I was a bright kid, but that didn't stop me from not giving a damn in high school. Hell, maybe it's why I didn't give a damn in high school. Like a lot of smart people stuck in bad schools, I felt less than motivated throughout my teen years. As a result of that, I didn't do as well in class as I could have and had to miss out on the one AP class my high school offered: English. Given that English was the only thing I cared about in high school, missing out on the one chance at a real English class was pretty heartbreaking. The closest thing I could get was taking standard English from Mrs. Joyner, the woman who taught the AP class. At my school, senior English involved stuff like Macbeth, Chaucer and, most importantly to me, Beowulf. For a kid who had grown up reading fantasy novels and playing Dungeons & Dragons, Beowulf was a revelation. Here was the foundation for every epic fantasy hero I'd ever loved. Tolkien was in there, more importantly Howard, and I loved every single line of it. When it came time to take our final exams in that class, Mrs. Joyner gave us the option of taking the test or re-writing the Beowulf epic in our own fashion. Being a writer of some burgeoning talent who at the time was obsessed with Stephen King's Dark Tower series, I decided to re-write Beowulf as if it had occurred in that world. The resulting manuscript was close to twenty single-spaced pages. Mrs. Joyner loved it and asked me to read it for the class. If you ever need to put an entire room full of bored teenagers to sleep, read them a Dark Tower retelling of the Beowulf story. Regardless of the audience reaction, Mrs. Joyner said something that day that has never left me; "Don't you all think Brett will be a great writer some day?" Those words still resonate with me every time I sit down to write. I've girded myself with them throughout the years and despite moments of complete creative lethargy, her words have always helped me soldier through and keep believing in myself.
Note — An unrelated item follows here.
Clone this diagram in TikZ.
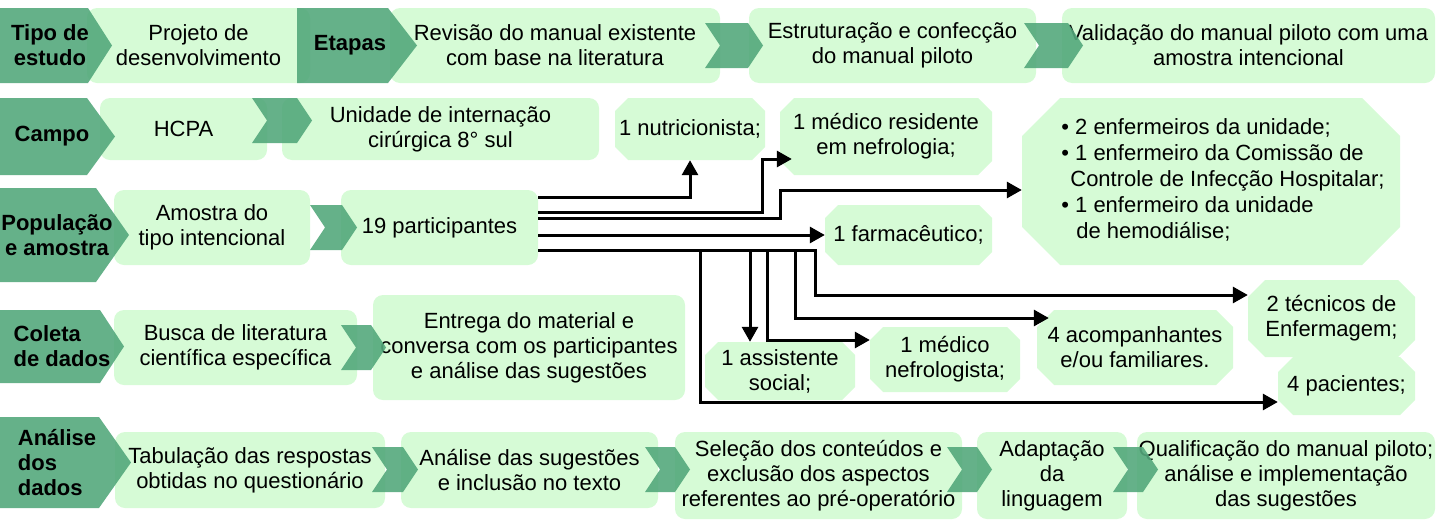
\documentclass[tikz,border=0pt]{standalone}
\usepackage{fontspec}
\setmainfont{Liberation Sans}
\usetikzlibrary{calc,arrows.meta}
\definecolor{darkg}{RGB}{84,168,124}
\definecolor{lightg}{RGB}{214,251,214}
\tikzset{
  box/.style={fill=lightg, rounded corners=10pt, inner sep=0pt, align=center},
  octbox/.style={inner sep=0pt, align=center, path picture={
    \fill[lightg] ([xshift=#1]path picture bounding box.north west)
      -- ([xshift=-#1]path picture bounding box.north east)
      -- ([yshift=-#1]path picture bounding box.north east)
      -- ([yshift=#1]path picture bounding box.south east)
      -- ([xshift=-#1]path picture bounding box.south east)
      -- ([xshift=#1]path picture bounding box.south west)
      -- ([yshift=#1]path picture bounding box.south west)
      -- ([yshift=-#1]path picture bounding box.north west) -- cycle;}},
  chev/.style={fill=darkg, fill opacity=0.9},
  headtxt/.style={font=\fontsize{22}{25}\selectfont\bfseries, align=center},
  arr/.style={-{Triangle[length=15pt,width=16pt]}, line width=3pt},
}
\begin{document}
\begin{tikzpicture}[x=1pt, y=-1pt, font=\fontsize{22}{25}\selectfont]
    \useasboundingbox (0,0) rectangle (1437,520);

    \node[box, minimum width=223pt, minimum height=75pt] (projeto) at (198.5,45.5) {Projeto de\\desenvolvimento};
    \node[box, minimum width=330pt, minimum height=75pt] (revisao) at (555,45.5) {Revisão do manual existente\\com base na literatura};
    \node[box, minimum width=287pt, minimum height=75pt] (estrut) at (892.5,45.5) {Estruturação e confecção\\do manual piloto};
    \node[box, minimum width=373pt, minimum height=75pt] (valid) at (1248.5,45.5) {Validação do manual piloto com uma\\amostra intencional};

    \node[box, minimum width=167pt, minimum height=62pt] (hcpa) at (183.5,129) {HCPA};
    \node[box, minimum width=317pt, minimum height=62pt] (unidade) at (440.5,129) {Unidade de internação\\cirúrgica 8° sul};

    \node[box, minimum width=196pt, minimum height=75pt] (amostra) at (212,227.5) {Amostra do\\tipo intencional};
    \node[box, minimum width=197pt, minimum height=75pt] (p19) at (439.5,227.5) {19 participantes};

    \node[box, minimum width=243pt, minimum height=75pt] (busca) at (235.5,347.5) {Busca de literatura\\científica específica};
    \node[box, minimum width=312pt, minimum height=105pt] (entrega) at (529,347.5) {Entrega do material e\\conversa com os participantes\\e análise das sugestões};

    \node[box, minimum width=270pt, minimum height=76pt] (tabul) at (250,470) {Tabulação das respostas\\obtidas no questionário};
    \node[box, minimum width=257pt, minimum height=76pt] (anasug) at (529.5,470) {Análise das sugestões\\e inclusão no texto};
    \node[box, minimum width=287pt, minimum height=87pt] (selec) at (818.5,475.5) {Seleção dos conteúdos e\\exclusão dos aspectos\\referentes ao pré-operatório};
    \node[box, minimum width=150pt, minimum height=87pt] (adapt) at (1052,475.5) {Adaptação\\da\\linguagem};
    \node[box, minimum width=298pt, minimum height=87pt] (qualif) at (1286,475.5) {Qualificação do manual piloto;\\análise e implementação\\das sugestões};

    \node[octbox=13pt, minimum width=150pt, minimum height=62pt] (nutri) at (690,129) {1 nutricionista;};
    \node[octbox=14pt, minimum width=212pt, minimum height=77pt] (medres) at (886,136.5) {1 médico residente\\em nefrologia;};
    \node[octbox=38pt, minimum width=378pt, minimum height=167pt, font=\fontsize{22}{26}\selectfont] (enf) at (1211,181.5)
      {\hspace*{24pt}\begin{tabular}{@{}l@{}}
        \textbullet\ 2 enfermeiros da unidade;\\
        \textbullet\ 1 enfermeiro da Comissão de\\
        \hspace*{9pt}Controle de Infecção Hospitalar;\\
        \textbullet\ 1 enfermeiro da unidade\\
        \hspace*{15pt}de hemodiálise;
      \end{tabular}};
    \node[octbox=13pt, minimum width=167pt, minimum height=60pt] (farm) at (908.5,235) {1 farmacêutico;};
    \node[octbox=13pt, minimum width=150pt, minimum height=58pt] (assist) at (780,371) {1 assistente\\social;};
    \node[octbox=13pt, minimum width=150pt, minimum height=65pt] (nefro) at (945,359.5) {1 médico\\nefrologista;};
    \node[octbox=17pt, minimum width=196pt, minimum height=75pt] (acomp) at (1135,347.5) {4 acompanhantes\\e/ou familiares.};
    \node[octbox=17pt, minimum width=167pt, minimum height=77pt] (tecn) at (1331.5,318.5) {2 técnicos de\\Enfermagem;};
    \node[octbox=15pt, minimum width=137pt, minimum height=58pt] (pac) at (1346.5,386) {4 pacientes;};

    \fill[chev] (0,8) -- (88,8) -- (112,45.5) -- (88,83) -- (0,83) -- cycle;
      \node[headtxt] (tipohd) at (50,45.5) {Tipo de\\estudo};
    \fill[chev] (297,8) -- (388,8) -- (417,45.5) -- (388,83) -- (297,83) -- cycle;
      \node[headtxt] (etapashd) at (350,45.5) {Etapas};
    \fill[chev] (0,98) -- (87,98) -- (115,136.5) -- (87,175) -- (0,175) -- cycle;
      \node[headtxt] (campohd) at (52,136.5) {Campo};
    \fill[chev] (0,188) -- (96,188) -- (129,235) -- (96,282) -- (0,282) -- cycle;
      \node[headtxt] (pophd) at (57,235) {População\\e amostra};
    \fill[chev] (0,310) -- (100,310) -- (124,346.5) -- (100,383) -- (0,383) -- cycle;
      \node[headtxt, align=left] (coletahd) at (62,346.5) {Coleta\\de dados};
    \fill[chev] (0,417) -- (99,417) -- (131,462.5) -- (99,508) -- (0,508) -- cycle;
      \node[headtxt, align=left] (analisehd) at (57,462.5) {Análise\\dos\\dados};

    \fill[chev] (705,23) -- ++(43,0) -- ++(15,22.5) -- ++(-15,22.5) -- ++(-43,0) -- ++(15,-22.5) -- cycle;
    \fill[chev] (1024,23) -- ++(44,0) -- ++(15,22.5) -- ++(-15,22.5) -- ++(-44,0) -- ++(15,-22.5) -- cycle;
    \fill[chev] (252,98) -- ++(45,0) -- ++(15,22.5) -- ++(-15,22.5) -- ++(-45,0) -- ++(15,-22.5) -- cycle;
    \fill[chev] (310,205) -- ++(32,0) -- ++(15,22.5) -- ++(-15,22.5) -- ++(-32,0) -- ++(15,-22.5) -- cycle;
    \fill[chev] (341,325) -- ++(30,0) -- ++(15,22.5) -- ++(-15,22.5) -- ++(-30,0) -- ++(15,-22.5) -- cycle;
    \fill[chev] (372,447) -- ++(31,0) -- ++(15,22.5) -- ++(-15,22.5) -- ++(-31,0) -- ++(15,-22.5) -- cycle;
    \fill[chev] (645,447) -- ++(30,0) -- ++(15,22.5) -- ++(-15,22.5) -- ++(-30,0) -- ++(15,-22.5) -- cycle;
    \fill[chev] (947,447) -- ++(30,0) -- ++(15,22.5) -- ++(-15,22.5) -- ++(-30,0) -- ++(15,-22.5) -- cycle;
    \fill[chev] (1113,447) -- ++(30,0) -- ++(15,22.5) -- ++(-15,22.5) -- ++(-30,0) -- ++(15,-22.5) -- cycle;

    \draw[arr] ($(p19.east)+(0,-30.5)$) -| (nutri.south);
    \draw[arr] ($(p19.east)+(0,-15.5)$) -| (762,159) -- ($(medres.west |- 0,159)+(12,0)$);
    \draw[arr] ($(p19.east)+(0,-9.5)$) -| (780,190) -- (enf.west |- 0,190);
    \draw[arr] ($(p19.east)+(0,7.5)$) -- (farm.west);
    \draw[arr] ($(p19.east)+(0,22.5)$) -| (815,295) -- (tecn.west |- 0,295);
    \draw[arr] ($(p19.east)+(0,22.5)$) -| (795,318) -- ($(acomp.west |- 0,318)+(12,0)$);
    \draw[arr] ($(p19.east)+(0,22.5)$) -| (767,340) -- (nefro.west |- 0,340);
    \draw[arr] ($(p19.east)+(0,22.5)$) -| (assist.north -| 750,0);
    \draw[arr] ($(p19.east)+(0,22.5)$) -| (700,402) -- (pac.west |- 0,402);
\end{tikzpicture}
\end{document}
So when I sat down earlier this year to start thinking about concepts I'd like to work on as a comic writer, Beowulf and the Old West came back to mind. I won't go into a lot of detail, obviously, because I don't want you dingoes stealing my baby. Needless to say, I've come up with a fairly cool angle on the story that adds a lot of my own personal touches and seems, so far, to resonate with the limited audience I've introduced it to. While I have other projects that I'm working on, any of which I'd be glad to have published, it feels important to me that this Beowulf story be my first. I owe it to the teenage me that saw a future with so much potential and I owe it to Mrs. Joyner for teaching me to believe in myself.
Oh, in case you were wondering, I spent the second half of that year as Mrs. Joyner's teacher's assistant. She slipped me all the AP reading material, let me grade all their reports, and at the end of the year sneaked me into the AP exam. Entry-level college English successfully skipped.
Thanks Mrs. Joyner. I'll make you proud.